UK Welcomes Extremists, Bans Critics of Extremists
by Douglas Murray • Gatestone Institute
In November, it was reported that the Pakistani Christian mother of five, Asia Bibi, was unlikely to be offered asylum by the British government due to concerns about "community" relations in the UK. What this means is that the UK government was worried that Muslims of Pakistani origin in Britain may object to the presence in the UK of a Christian woman who has spent most of the last decade on death row in Pakistan, before being officially declared innocent of a trumped-up charge of "blasphemy".
One person who has had no trouble being in London is Dr Ataollah Mohajerani, Iran's former Minister of Culture and Islamic Guidance. Mohajerani is best known for his book-length defence of the Ayatollah Khomeini's fatwa against the British novelist Salman Rushdie.

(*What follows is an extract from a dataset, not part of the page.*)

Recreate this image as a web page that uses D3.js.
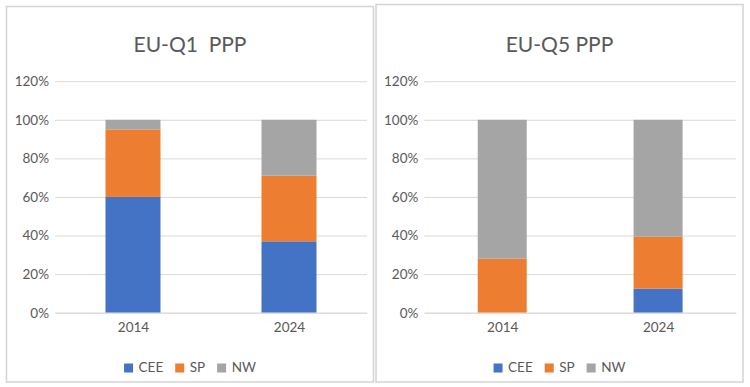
<!DOCTYPE html>
<html><head><meta charset="utf-8">
<script src="https://cdn.jsdelivr.net/npm/d3@7"></script>
<style>
html,body{margin:0;padding:0;background:#fff;}
text{font-family:Lato,"Open Sans",sans-serif;fill:#595959;}
</style></head>
<body>
<svg id="chart" width="750" height="387"></svg>
<script>
// ---- data ----
const categories = ["2014", "2024"];
const seriesNames = ["CEE", "SP", "NW"];
const seriesColors = ["#4472C4", "#ED7D31", "#A5A5A5"];
const yTicks = [0, 0.2, 0.4, 0.6, 0.8, 1.0, 1.2];

const q1Title = "EU-Q1  PPP";
const q1CEE = [0.60, 0.37];
const q1SP  = [0.35, 0.34];
const q1NW  = [0.05, 0.29];

const q5Title = "EU-Q5 PPP";
const q5CEE = [0.00, 0.125];
const q5SP  = [0.28, 0.27];
const q5NW  = [0.72, 0.605];

const svg = d3.select("#chart");

function panel(cfg) {
  const g = svg.append("g");
  g.append("rect")
    .attr("x", cfg.box[0]).attr("y", cfg.box[1])
    .attr("width", cfg.box[2]).attr("height", cfg.box[3])
    .attr("fill", "#fff").attr("stroke", "#d4d4d4").attr("stroke-width", 1.5);

  const cx = cfg.box[0] + cfg.box[2] / 2;
  g.append("text").attr("x", cx).attr("y", 51.5)
    .attr("text-anchor", "middle").style("font-size", "21px")
    .style("white-space", "pre").text(cfg.title);

  const y = d3.scaleLinear().domain([0, 1.2]).range([312.7, 81.2]);
  const x = d3.scalePoint().domain(categories).range([cfg.x0, cfg.x1]).padding(0.5);

  // gridlines
  const yAxis = d3.axisLeft(y).tickValues(yTicks).tickFormat(d3.format(".0%"))
    .tickSize(-(cfg.x1 - cfg.x0)).tickPadding(6);
  const ya = g.append("g").attr("transform", `translate(${cfg.x0},0)`).call(yAxis);
  ya.select(".domain").remove();
  ya.selectAll(".tick line").attr("stroke", "#d9d9d9").attr("stroke-width", 1);
  ya.selectAll(".tick text").style("font-size", "13.5px").style("font-family", "Lato").attr("fill", "#595959");

  // stacked data
  const rows = categories.map((c, i) => ({cat: c, CEE: cfg.data[0][i], SP: cfg.data[1][i], NW: cfg.data[2][i]}));
  const stack = d3.stack().keys(seriesNames)(rows);
  stack.forEach((s, si) => {
    g.append("g").attr("fill", seriesColors[si]).selectAll("rect").data(s).join("rect")
      .attr("x", d => x(d.data.cat) - cfg.bw / 2)
      .attr("width", cfg.bw)
      .attr("y", d => y(d[1]))
      .attr("height", d => Math.max(0, y(d[0]) - y(d[1])));
  });

  // x axis
  const xAxis = d3.axisBottom(x).tickSize(0).tickPadding(10);
  const xa = g.append("g").attr("transform", `translate(0,${y(0)})`).call(xAxis);
  xa.select(".domain").attr("stroke", "#d9d9d9");
  xa.selectAll(".tick text").style("font-size", "13.5px").style("font-family", "Lato").attr("fill", "#595959");

  // legend
  const lg = g.append("g");
  let off = 0;
  seriesNames.forEach((n, i) => {
    const it = lg.append("g").attr("transform", `translate(${off},0)`);
    it.append("rect").attr("x", 0).attr("y", 363.5).attr("width", 9).attr("height", 9).attr("fill", seriesColors[i]);
    const t = it.append("text").attr("x", 14.5).attr("y", 372.3).style("font-size", "13.5px").text(n);
    off += 14.5 + t.node().getComputedTextLength() + 12;
  });
  const lw = off - 12;
  lg.attr("transform", `translate(${cx - lw / 2},0)`);
}

panel({title: q1Title, data: [q1CEE, q1SP, q1NW], box: [6.5, 6.5, 367, 375.5], x0: 55, x1: 367, bw: 55});
panel({title: q5Title, data: [q5CEE, q5SP, q5NW], box: [376, 4.5, 367, 377.5], x0: 424.3, x1: 736, bw: 49});
</script>
</body></html>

This week we learned that the UK government has allowed in a man called Brahim Belkaid, a 41-year old of German origin, believed to have inspired up to 140 people to join al-Qaeda and ISIS. His Facebook messages have included messages with bullets and a sword on them saying, "Jihad: the Only Solution".
It is almost as though the UK government has decided that while extremist clerics can only rarely be banned, critics of such clerics can be banned with ease. The problem is that the trend for taking a laxer view of extremists than of their critics keeps on happening.